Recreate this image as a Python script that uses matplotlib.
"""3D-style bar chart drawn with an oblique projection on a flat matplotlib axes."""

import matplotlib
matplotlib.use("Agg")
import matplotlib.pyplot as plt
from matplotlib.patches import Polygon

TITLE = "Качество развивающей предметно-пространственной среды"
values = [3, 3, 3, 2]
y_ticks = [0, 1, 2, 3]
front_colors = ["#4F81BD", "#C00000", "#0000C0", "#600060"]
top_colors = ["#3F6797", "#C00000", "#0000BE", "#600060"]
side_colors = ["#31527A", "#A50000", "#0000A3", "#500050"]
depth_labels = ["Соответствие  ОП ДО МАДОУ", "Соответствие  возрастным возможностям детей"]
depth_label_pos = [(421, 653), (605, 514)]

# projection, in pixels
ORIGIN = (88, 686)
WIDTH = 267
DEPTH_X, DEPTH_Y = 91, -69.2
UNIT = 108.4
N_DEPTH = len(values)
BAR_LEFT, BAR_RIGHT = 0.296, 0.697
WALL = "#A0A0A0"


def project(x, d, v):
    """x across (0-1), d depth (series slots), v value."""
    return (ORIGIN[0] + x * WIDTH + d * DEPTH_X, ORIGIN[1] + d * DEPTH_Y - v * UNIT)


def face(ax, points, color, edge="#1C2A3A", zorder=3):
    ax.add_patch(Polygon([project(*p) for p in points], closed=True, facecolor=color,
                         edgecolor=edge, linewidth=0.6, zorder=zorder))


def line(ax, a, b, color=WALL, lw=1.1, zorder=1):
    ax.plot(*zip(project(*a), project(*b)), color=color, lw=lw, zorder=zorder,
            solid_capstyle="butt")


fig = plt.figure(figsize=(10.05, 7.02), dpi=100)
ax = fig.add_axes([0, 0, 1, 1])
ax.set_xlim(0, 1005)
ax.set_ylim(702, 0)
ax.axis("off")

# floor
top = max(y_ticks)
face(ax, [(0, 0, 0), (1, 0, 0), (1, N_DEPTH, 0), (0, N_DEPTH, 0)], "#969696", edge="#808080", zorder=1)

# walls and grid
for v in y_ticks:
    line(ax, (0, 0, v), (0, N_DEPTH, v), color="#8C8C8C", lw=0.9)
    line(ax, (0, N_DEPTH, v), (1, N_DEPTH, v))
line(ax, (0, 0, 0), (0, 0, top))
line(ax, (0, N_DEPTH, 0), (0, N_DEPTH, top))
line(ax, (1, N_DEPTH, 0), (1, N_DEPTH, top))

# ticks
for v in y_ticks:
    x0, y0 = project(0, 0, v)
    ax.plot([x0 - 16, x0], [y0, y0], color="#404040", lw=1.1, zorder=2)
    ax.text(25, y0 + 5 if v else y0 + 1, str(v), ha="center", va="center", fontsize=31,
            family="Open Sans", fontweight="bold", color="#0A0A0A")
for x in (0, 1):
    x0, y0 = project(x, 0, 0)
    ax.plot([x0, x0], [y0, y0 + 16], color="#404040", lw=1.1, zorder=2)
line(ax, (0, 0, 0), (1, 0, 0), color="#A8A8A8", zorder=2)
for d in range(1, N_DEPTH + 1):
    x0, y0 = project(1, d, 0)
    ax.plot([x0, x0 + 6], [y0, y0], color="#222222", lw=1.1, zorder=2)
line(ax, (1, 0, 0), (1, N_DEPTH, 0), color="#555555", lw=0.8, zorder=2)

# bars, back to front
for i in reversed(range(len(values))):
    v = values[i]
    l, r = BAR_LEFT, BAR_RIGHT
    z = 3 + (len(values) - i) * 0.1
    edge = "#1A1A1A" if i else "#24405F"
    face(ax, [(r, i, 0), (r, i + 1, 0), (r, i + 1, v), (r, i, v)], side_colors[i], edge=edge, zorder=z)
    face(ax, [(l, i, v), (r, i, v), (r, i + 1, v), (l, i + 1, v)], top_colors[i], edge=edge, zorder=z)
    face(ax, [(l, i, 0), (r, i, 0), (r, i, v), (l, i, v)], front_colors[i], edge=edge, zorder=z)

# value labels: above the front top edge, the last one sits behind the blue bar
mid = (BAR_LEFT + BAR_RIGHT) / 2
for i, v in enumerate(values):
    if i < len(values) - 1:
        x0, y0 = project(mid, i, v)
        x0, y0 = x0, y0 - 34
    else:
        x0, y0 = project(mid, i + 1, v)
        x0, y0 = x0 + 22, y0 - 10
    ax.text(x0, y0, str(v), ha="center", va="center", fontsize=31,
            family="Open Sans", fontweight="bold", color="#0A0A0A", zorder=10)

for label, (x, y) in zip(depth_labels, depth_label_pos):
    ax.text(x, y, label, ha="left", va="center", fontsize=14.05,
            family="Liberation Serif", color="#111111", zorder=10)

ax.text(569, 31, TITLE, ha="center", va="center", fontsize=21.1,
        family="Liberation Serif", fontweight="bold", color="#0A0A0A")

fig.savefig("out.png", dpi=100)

⁂

Write the whole listing out again. Keep every line exactly as it is.

Recreate this image as a Python script that uses matplotlib.
"""3D-style bar chart drawn with an oblique projection on a flat matplotlib axes."""

import matplotlib
matplotlib.use("Agg")
import matplotlib.pyplot as plt
from matplotlib.patches import Polygon

TITLE = "Качество развивающей предметно-пространственной среды"
values = [3, 3, 3, 2]
y_ticks = [0, 1, 2, 3]
front_colors = ["#4F81BD", "#C00000", "#0000C0", "#600060"]
top_colors = ["#3F6797", "#C00000", "#0000BE", "#600060"]
side_colors = ["#31527A", "#A50000", "#0000A3", "#500050"]
depth_labels = ["Соответствие  ОП ДО МАДОУ", "Соответствие  возрастным возможностям детей"]
depth_label_pos = [(421, 653), (605, 514)]

# projection, in pixels
ORIGIN = (88, 686)
WIDTH = 267
DEPTH_X, DEPTH_Y = 91, -69.2
UNIT = 108.4
N_DEPTH = len(values)
BAR_LEFT, BAR_RIGHT = 0.296, 0.697
WALL = "#A0A0A0"


def project(x, d, v):
    """x across (0-1), d depth (series slots), v value."""
    return (ORIGIN[0] + x * WIDTH + d * DEPTH_X, ORIGIN[1] + d * DEPTH_Y - v * UNIT)


def face(ax, points, color, edge="#1C2A3A", zorder=3):
    ax.add_patch(Polygon([project(*p) for p in points], closed=True, facecolor=color,
                         edgecolor=edge, linewidth=0.6, zorder=zorder))


def line(ax, a, b, color=WALL, lw=1.1, zorder=1):
    ax.plot(*zip(project(*a), project(*b)), color=color, lw=lw, zorder=zorder,
            solid_capstyle="butt")


fig = plt.figure(figsize=(10.05, 7.02), dpi=100)
ax = fig.add_axes([0, 0, 1, 1])
ax.set_xlim(0, 1005)
ax.set_ylim(702, 0)
ax.axis("off")

# floor
top = max(y_ticks)
face(ax, [(0, 0, 0), (1, 0, 0), (1, N_DEPTH, 0), (0, N_DEPTH, 0)], "#969696", edge="#808080", zorder=1)

# walls and grid
for v in y_ticks:
    line(ax, (0, 0, v), (0, N_DEPTH, v), color="#8C8C8C", lw=0.9)
    line(ax, (0, N_DEPTH, v), (1, N_DEPTH, v))
line(ax, (0, 0, 0), (0, 0, top))
line(ax, (0, N_DEPTH, 0), (0, N_DEPTH, top))
line(ax, (1, N_DEPTH, 0), (1, N_DEPTH, top))

# ticks
for v in y_ticks:
    x0, y0 = project(0, 0, v)
    ax.plot([x0 - 16, x0], [y0, y0], color="#404040", lw=1.1, zorder=2)
    ax.text(25, y0 + 5 if v else y0 + 1, str(v), ha="center", va="center", fontsize=31,
            family="Open Sans", fontweight="bold", color="#0A0A0A")
for x in (0, 1):
    x0, y0 = project(x, 0, 0)
    ax.plot([x0, x0], [y0, y0 + 16], color="#404040", lw=1.1, zorder=2)
line(ax, (0, 0, 0), (1, 0, 0), color="#A8A8A8", zorder=2)
for d in range(1, N_DEPTH + 1):
    x0, y0 = project(1, d, 0)
    ax.plot([x0, x0 + 6], [y0, y0], color="#222222", lw=1.1, zorder=2)
line(ax, (1, 0, 0), (1, N_DEPTH, 0), color="#555555", lw=0.8, zorder=2)

# bars, back to front
for i in reversed(range(len(values))):
    v = values[i]
    l, r = BAR_LEFT, BAR_RIGHT
    z = 3 + (len(values) - i) * 0.1
    edge = "#1A1A1A" if i else "#24405F"
    face(ax, [(r, i, 0), (r, i + 1, 0), (r, i + 1, v), (r, i, v)], side_colors[i], edge=edge, zorder=z)
    face(ax, [(l, i, v), (r, i, v), (r, i + 1, v), (l, i + 1, v)], top_colors[i], edge=edge, zorder=z)
    face(ax, [(l, i, 0), (r, i, 0), (r, i, v), (l, i, v)], front_colors[i], edge=edge, zorder=z)

# value labels: above the front top edge, the last one sits behind the blue bar
mid = (BAR_LEFT + BAR_RIGHT) / 2
for i, v in enumerate(values):
    if i < len(values) - 1:
        x0, y0 = project(mid, i, v)
        x0, y0 = x0, y0 - 34
    else:
        x0, y0 = project(mid, i + 1, v)
        x0, y0 = x0 + 22, y0 - 10
    ax.text(x0, y0, str(v), ha="center", va="center", fontsize=31,
            family="Open Sans", fontweight="bold", color="#0A0A0A", zorder=10)

for label, (x, y) in zip(depth_labels, depth_label_pos):
    ax.text(x, y, label, ha="left", va="center", fontsize=14.05,
            family="Liberation Serif", color="#111111", zorder=10)

ax.text(569, 31, TITLE, ha="center", va="center", fontsize=21.1,
        family="Liberation Serif", fontweight="bold", color="#0A0A0A")

fig.savefig("out.png", dpi=100)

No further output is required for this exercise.